С самого начала войны папка уехал в Красную Армию. Писал из-под Саратова, где формировалась их танковая часть. Потом почтальон часто стал приносить фронтовые треугольники, и мачеха с порога принималась читать письма. Сама писала еще чаще, чуть ли не каждый вечер после работы, словно дня прожить без этого не могла. Садилась к столу, брала чистый тетрадный листок бумаги, мечтательно и долго смотрела вверх. Она улыбалась своим каким-то радостным и очень светлым мыслям, как будто писала стихи, а не письма на фронт. Царапала пером, часто отрывалась и шевелила губами, разговаривая и диктуя себе самые нужные слова. Напишет, встанет, сунет ручку с пером Фаткулу и ласково скажет:

— Я тут тебе, сынок, на листочке местечко оставила для приписочки, допиши отцу о себе сам.

Он садится и выводит корявые буквы, складывает в слова, что, мол, здесь, в тылу, живется хорошо и папке волноваться не о чем. Но жилось им, по правде говоря, с каждым днем труднее и труднее. Мачеха работала как многожильная, в две смены. Уходила чуть свет и возвращалась после заката. Сначала усталость свою скрывала, но потом не смогла, прямо с ног валилась или засыпала на ходу.

— Ух ты, батюшки мои, да не уж это я вздремнула, — улыбнется виновато она, если нечаянно наткнется на какую-то утварь и та вдруг с грохотом упадет. Завод выпускал особые кирпичи для кладки каких-то печей на оборонных объектах. Мачеха рассказывала об этом серьезно и под большим секретом. Душевую на кирпичном давно убрали и приспособили под складской участок. По вечерам мачеха мылась дома в корыте, в котором обычно купала Вовчика. Раздевалась совсем догола и просила Фаткула спину помыть. Кожа у мачехи такая белая и нежная, что Фаткул каждый раз боялся поцарапать ее грубой мочалкой. Мыло выдавали на карточки, но так мало, что на одного Вовчика едва хватало. Поэтому больше натирались травами, какие мачеха распознавала и собирала недалеко от кирпичного завода.

Фаткул во всем помогал ей.

— Смиренное тебе спасибушко, сынок, — благодарно говорила она. — Истинная опора моя в доме родимом…

Вовчика рабочком с кирпичного устроил в ясли, и теперь каждый день Фаткул отводил его туда, а вечером забирал.

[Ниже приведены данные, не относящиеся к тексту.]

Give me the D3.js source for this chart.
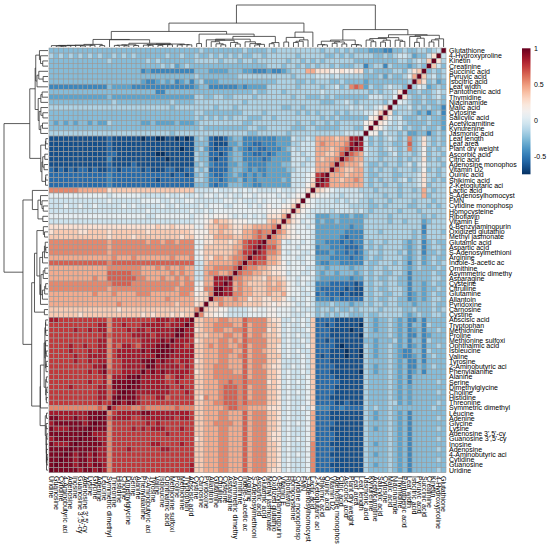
<!DOCTYPE html>
<html><head><meta charset="utf-8">
<script src="https://cdn.jsdelivr.net/npm/d3@7"></script>
<style>body{margin:0;background:#fff} text{font-family:"Liberation Sans",Arial,sans-serif}</style>
</head><body><svg id="c" width="550" height="545"></svg>
<script>
const rowNames = ["Glutathione","4-Hydroxyproline","Kinetin","Creatinine","Succinic acid","Pyruvic acid","Isocitric acid","Leaf width","Pantothenic acid","Thymidine","Niacinamide","Malic acid","Cytosine","Salicylic acid","Acetylcarnitine","Kynurenine","Jasmonic acid",
"Leaf length","Leaf area","Plant dry weight","Ascorbic acid","Citric acid","Adenosine monophos","Vitamin D2","Quinic acid","Shikimic acid","2-Ketoglutaric aci",
"Lactic acid","S-Adenosylhomocyst","FMN","Cytidine monophosp","Homocysteine","Riboflavin","Vitamin E","6-Benzylaminopurin","Oxidized glutathio","Methyl jasmonate",
"Glutamic acid","Aspartic acid","S-Adenosylmethioni","Arginine","Indole-3-acetic ac","Ornithine","Asymmetric dimethy","Asparagine","Cysteine","Citrulline","Glutamine","Allantoin","Pyridoxine","Carnosine","Cystine",
"Abscisic acid","Tryptophan","Methionine","Proline","Methionine sulfoxi","Ophthalmic acid","Isoleucine","Valine","Tyrosine","2-Aminobutyric aci","Phenylalanine","Alanine","Serine","Dimethylglycine","Choline","Histidine","Threonine","Symmetric dimethyl",
"Leucine","Adenine","Glycine","Lysine","Adenosine 3',5'-cy","Guanosine 3',5'-cy","Inosine","Adenosine","4-Aminobutyric aci","Cytidine","Guanosine","Uridine"];

// correlation levels: a=-0.75, b=-0.65 ... r=0.95 (step 0.1)
const levelCodes = "abcdefghijklmnopqr";
const levelMin = -0.75, levelStep = 0.1;

// lower triangle, row i holds correlations with rows 0..i-1 (row order above)
const lowerRows = [
"",
"h","gk","fhl","gfgf","gfhgl","fegfkm","fgfehig","ghgffgff","fhgfgffgk","fgffgffghi","dffgfgfhggh","dgfdfefgggfk","effgfgfffhgil","effgffffghghjk","egffgffgfhgghjk","fgfdffeegfgghfjj",
"fgfgkgfngfghgfgfh",
"fgfgkgfogffggfgfh"+"q",
"gfgfjgfngfghgfggh"+"qq",
"fggfjgfggfhgffggh"+"mno",
"gfgfkggfgfgggfggg"+"mmno",
"fgggjhfhgfggfgffg"+"lmmmn",
"gfgfjgfgggfggfgfg"+"mmllmn",
"gfggkhgggffgggffg"+"mmmlmmm",
"fgfgkhgfhgfggfgfg"+"mnmmlmmq",
"gggfkhgggfggfggfg"+"mmmmmmmpq",
"ggfgmgfggfggggfgg"+"ghhhhhijkl",
"gggfmggggfggfgggg"+"hhhhghhiij"+"k",
"ggfgggfggggfgggfg"+"ghhghghhhh"+"ij",
"gfgfggffggggfgffg"+"ggghhhhhhh"+"ijk",
"gggggfgggfgggggfg"+"hghhhhghhh"+"hijl",
"ggfgfggggggfggggf"+"eefeeffeee"+"hhijk",
"gggfegggfggfggggg"+"eeeeefeefe"+"hihjkm",
"ggggdgggggggggggg"+"eedeeeeeee"+"ihiijkl",
"fgggdgfggggggfggg"+"ddddeeeeee"+"hiiijkmn",
"ggggegfgggggggggg"+"dddcdeeeee"+"hiijjklmn",
"ffgfdgfefgggfggfg"+"ddcdcdddee"+"hihiihimnn",
"fggfdgfefggggfgfg"+"dcccdddeed"+"hiihiiimoo"+"q",
"fgffdgfegfgggfggf"+"dcdcddeddd"+"ihhiihimnn"+"pq",
"ffgfegfefggggffgf"+"ddcddddeee"+"hihhiiilmm"+"ppp",
"gfgfegfdfgfgggffg"+"dddddeedde"+"iihiihjlmm"+"oopo",
"fgfffgfefgggfggfg"+"ffeffffeff"+"hhiiiijkkl"+"mmnno",
"ffgffffdfggffggfg"+"fefffeffef"+"ihhiihjkkl"+"lmmnno",
"fggffffdffggffgfg"+"eedeeeeeef"+"hiihiikllm"+"kllmmnn",
"ffgfeffdffggfggfg"+"cbcccccddd"+"hhihijlmlm"+"llllmnmq",
"fgffeffdfgggffgfg"+"bbcbcccccd"+"hihiijlmmm"+"lllmmnmqq",
"ffgfefedfggffggfg"+"bbbcbcccdc"+"ihhiijmllm"+"lllmmnnqqr",
"fggfefedffggffgfg"+"cccccdcddd"+"hihihikllk"+"kllkmmnmmnn",
"ffgfffefffggfggfg"+"ffefffgfff"+"hihhijjkjk"+"kllllmmmmnll",
"gfgfffgffggggfggg"+"gfgffgfggf"+"hhhihiiijj"+"iijihhhhjjkkl",
"fggffgfefgggggffg"+"fffggfgfgf"+"hihhhiiijj"+"iiiihhhhijjkkn",
"ffffdfddfefgffefg"+"bbbbbbcccc"+"lhihihhkkl"+"nnnnommmnnmmmll",
"fffgdffdfefgffefg"+"abbbbbcbcc"+"lhihhihkll"+"nnnmommnnnnmmll"+"q",
"fgffdfedfefgffefg"+"bbabbbbccc"+"lihhhihklk"+"nnnmonnmmnnmmlk"+"qq",
"fffedfddfefgffffg"+"abbbbbbccc"+"lhhihihkll"+"mnnmommnnmmmlll"+"qqr",
"fffgdffdfegfffeff"+"bbbbbbcbcc"+"lhihhihlll"+"nnnnomnmnnmmmlk"+"pqqq",
"fgffdfedfefgffefg"+"bbbbabcccc"+"lihhhihkll"+"nnnmonmmnnmnmll"+"qpqqq",
"fffgdffddefgffefg"+"abbabbbccc"+"lhhihihkll"+"mnnmommnnnmmmll"+"qqqqrr",
"ffgfdfeddefgffefg"+"abbabbbcbc"+"lhihhihlll"+"nnnmonmmnnmmmll"+"qqqqqrr",
"ffffdfddfefgffffg"+"bbbbbbbccc"+"lhihhhhkll"+"nnnmommmnnmmmlk"+"pqqpqqrq",
"ffgfefddfefgffefg"+"bbbbbbcccc"+"lhihihhkkl"+"mnnmommmnnnmmll"+"pqpqqqqqr",
"ffffdfedfefgffefg"+"abbbbbbccc"+"lhihhihkll"+"nnnmommnnnnmmlk"+"pqqqqqrqrq",
"fffffffdfefgffffg"+"bbbbbbcccc"+"lihhhihkll"+"nnnmonnnnnnmmll"+"ppqqpoqqqqq",
"fgfffffdfefgffffg"+"bbbbbccccc"+"lihihihklk"+"nnnnonnonnmmmll"+"pppqppqqqqqr",
"fffffffefefgffffg"+"bbbbbbcccc"+"lihhhihkll"+"nnnmonooonmmmll"+"ppqppqqqqqqrr",
"fgfffffefefgffffg"+"bbbbbbcccc"+"lihihihkll"+"nnnmonooonmmmll"+"pqpppqqqqqqqrr",
"fffffffefefgffffg"+"bbbbbbbccc"+"lihhhihkll"+"nnnmonooonmmnkl"+"pppppoqqpppqrrr",
"fgfffffefeggffffg"+"bbbcbbcccc"+"lihhhihkll"+"nnnnonooonnmmll"+"pppppppppppqrrqr",
"ffgffffffffgffgfg"+"ccccdccddd"+"khihhihkkk"+"mmmmnnoonmmmmll"+"nnnonnnnnnonnooop",
"fffffffdfefgffefg"+"bbbbbbbccc"+"mihhhihkll"+"nnnmommmnnmmmll"+"pqqqqqqqqrr"+"qqqqqpn",
"fgfffffdfefgffefg"+"bbbbbbbccc"+"mihhhihkll"+"nnnmommmnnmmmll"+"pqqpqqqqqqq"+"ppqqqqo"+"r",
"fffffffdfefgffffg"+"bbbbbbcccc"+"mihihihkll"+"nnnmommnnnnmmll"+"pppppppqpqp"+"ppppppn"+"rr",
"fgfffffdfefgffefg"+"bbbbbbbccc"+"mihhhihkll"+"nnnmommmnnmmmll"+"ppqpppqqqpq"+"pqppppn"+"rrr",
"fffffffdfefgffffg"+"bbbbbbcccc"+"mihhhihkkl"+"nnnmommmnnmmmll"+"pppppqppppp"+"ppppppn"+"qqqr",
"fgfffffdfefgffffg"+"bbbbbbcccc"+"mihihihkkl"+"nnnmommmnnmmmlk"+"ppppppppppp"+"ppppppn"+"qqrrr",
"fffffffdfefgffefg"+"bbbbbbbccc"+"nihhhihkll"+"nnnmommmnnmmmll"+"ppqppppqqpp"+"ppppppn"+"qrrrrr",
"fgfffffdfefgffffg"+"bbbbbbcccc"+"nihhhihkll"+"nnnmommmnnmmmll"+"pppppqqpppp"+"ppqpppn"+"qqrrrrr",
"fffffffdfefgffefg"+"bbbbbbbccc"+"nihihihkll"+"nnnmommmnnmmmll"+"ppppppppppp"+"ppppppn"+"qqrqrrqr",
"fgfffffdfefgffffg"+"bbbbbbcccc"+"nihhhihkll"+"nnnmommmnnmmmll"+"ppppppppppp"+"ppppppn"+"qqrqrrqrr",
"fffffffdfefgffefg"+"bbbbbbbccc"+"nihhhihkll"+"nnnmommmnnmmmll"+"qpppppppppp"+"ppppppn"+"qrrqrrqrrr",
"fgfffffdfefgffffg"+"bbbbbbcccc"+"nihhhihkkl"+"nnnmommmnnmmmll"+"qpppppppppp"+"ppppppn"+"qrqrrqrrrrr"
];
const legendTicks = [1, 0.5, 0, -0.5];

const n = rowNames.length;
const val = c => levelMin + levelStep * levelCodes.indexOf(c);
const M = d3.range(n).map(() => new Array(n).fill(0));
for (let i = 0; i < n; i++) {
  M[i][i] = 1;
  const s = lowerRows[i] || "";
  for (let j = 0; j < i; j++) {
    const v = val(s[j] || "g");
    M[i][j] = v; M[j][i] = v;
  }
}
const colNames = rowNames.slice().reverse();

// geometry
const L = 49, R = 446, T = 48, B = 472.7;
const svg = d3.select("#c");
const xBand = d3.scaleBand().domain(colNames).range([L, R]);
const yBand = d3.scaleBand().domain(rowNames).range([T, B]);
const color = d3.scaleSequential(d3.interpolateRdBu).domain([1, levelMin]);

const cells = [];
rowNames.forEach((rn, i) => colNames.forEach((cn, c) => cells.push({rn, cn, v: M[i][n - 1 - c]})));
svg.append("g").selectAll("rect").data(cells).join("rect")
  .attr("x", d => xBand(d.cn)).attr("y", d => yBand(d.rn))
  .attr("width", xBand.bandwidth()).attr("height", yBand.bandwidth())
  .attr("fill", d => color(d.v)).attr("stroke", "#999").attr("stroke-width", 0.6);

// order-preserving complete-linkage clustering of the rows (euclidean)
const Dm = d3.range(n).map(i => d3.range(n).map(j => Math.sqrt(d3.sum(d3.range(n), k => (M[i][k] - M[j][k]) ** 2))));
let clusters = d3.range(n).map(i => ({members: [i], pos: i, h: 0}));
const segs = [];
while (clusters.length > 1) {
  let best = 0, bd = Infinity;
  for (let k = 0; k < clusters.length - 1; k++) {
    let d = 0;
    for (const p of clusters[k].members) for (const q of clusters[k + 1].members) if (Dm[p][q] > d) d = Dm[p][q];
    if (d < bd) { bd = d; best = k; }
  }
  const a = clusters[best], b = clusters[best + 1];
  const h = Math.max(bd, a.h, b.h);
  segs.push({p1: a.pos, h1: a.h, p2: b.pos, h2: b.h, h});
  clusters.splice(best, 2, {members: a.members.concat(b.members), pos: (a.pos + b.pos) / 2, h});
}
const H = clusters[0].h;
const rowPos = d3.scaleLinear().domain([-0.5, n - 0.5]).range([T, B]);
const colPos = d3.scaleLinear().domain([n - 0.5, -0.5]).range([L, R]);
const hx = d3.scaleLinear().domain([0, H]).range([48, 4]);
const hy = d3.scaleLinear().domain([0, H]).range([47, 5]);
svg.append("g").selectAll("path").data(segs).join("path")
  .attr("d", s => `M${hx(s.h1)},${rowPos(s.p1)}H${hx(s.h)}V${rowPos(s.p2)}H${hx(s.h2)}`)
  .attr("fill", "none").attr("stroke", "#333").attr("stroke-width", 0.8);
svg.append("g").selectAll("path").data(segs).join("path")
  .attr("d", s => `M${colPos(s.p1)},${hy(s.h1)}V${hy(s.h)}H${colPos(s.p2)}V${hy(s.h2)}`)
  .attr("fill", "none").attr("stroke", "#333").attr("stroke-width", 0.8);

// labels
svg.append("g").selectAll("text").data(rowNames).join("text")
  .attr("x", 449).attr("y", d => yBand(d) + yBand.bandwidth() / 2)
  .attr("dy", "0.35em").attr("font-size", 7).attr("fill", "#000").text(d => d);
svg.append("g").selectAll("text").data(colNames).join("text")
  .attr("transform", d => `translate(${xBand(d) + xBand.bandwidth() / 2},476) rotate(90)`)
  .attr("dy", "0.35em").attr("font-size", 7).attr("fill", "#000").text(d => d);

// legend
const lg = d3.scaleLinear().domain([1, levelMin]).range([48.3, 174.3]);
const grad = svg.append("defs").append("linearGradient").attr("id", "lgG")
  .attr("x1", 0).attr("y1", 0).attr("x2", 0).attr("y2", 1);
d3.range(0, 1.0001, 0.05).forEach(t => grad.append("stop").attr("offset", t)
  .attr("stop-color", color(1 + t * (levelMin - 1))));
svg.append("rect").attr("x", 522).attr("y", lg(1)).attr("width", 8.5)
  .attr("height", lg(levelMin) - lg(1)).attr("fill", "url(#lgG)");
svg.append("g").selectAll("text").data(legendTicks).join("text")
  .attr("x", 534).attr("y", d => lg(d)).attr("dy", "0.35em").attr("font-size", 7)
  .attr("fill", "#000").text(d => d);
</script></body></html>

Эвакуированных к ним поселить не успели. Неожиданно занемогла мачеха, и в сельсовете не дали разрешения на постояльцев. С больным человеком при двух детях в доме не до квартирантов. Мачеха жаловалась на недуг во всем теле. От ломоты и боли в руках, ногах, пояснице стала много плакать, по ночам не спала и стонала. Врач сказал, что у нее какой-то артрит, или ревматизм, и надо долго болезнь лечить. Фаткул стал делать ей разные примочки на травах и народных средствах, прикладывал белую тряпицу с мочой Вовчика, к ночи втирал скипидар. Мачеха терпела и благодарно улыбалась, боли на время отпускали, и она отдыхала, боясь пошевелить рукой. Ей выписали больничный лист, и на кирпичный она уже не ходила. Фаткул попросился вместо нее на работу. Мачеха слабым движением притянула его голову, несколько раз поцеловала в лоб, всплакнула и наотрез отказала. День ото дня ей становилось совсем худо и нестерпимо больно, она почти перестала шевелиться. Кожа покраснела и задрябла, на суставах стянулась, и было опасно дотрагиваться, чтобы не причинить новой боли. Приходили фельдшерица и три человека из сельсоветской комиссии, решили поместить мачеху в больницу. Она была готова чуть ли не отбиваться, лишь бы туда не ложиться, но сил никаких у нее не стало. Приехали, забрали ее и увезли в больницу.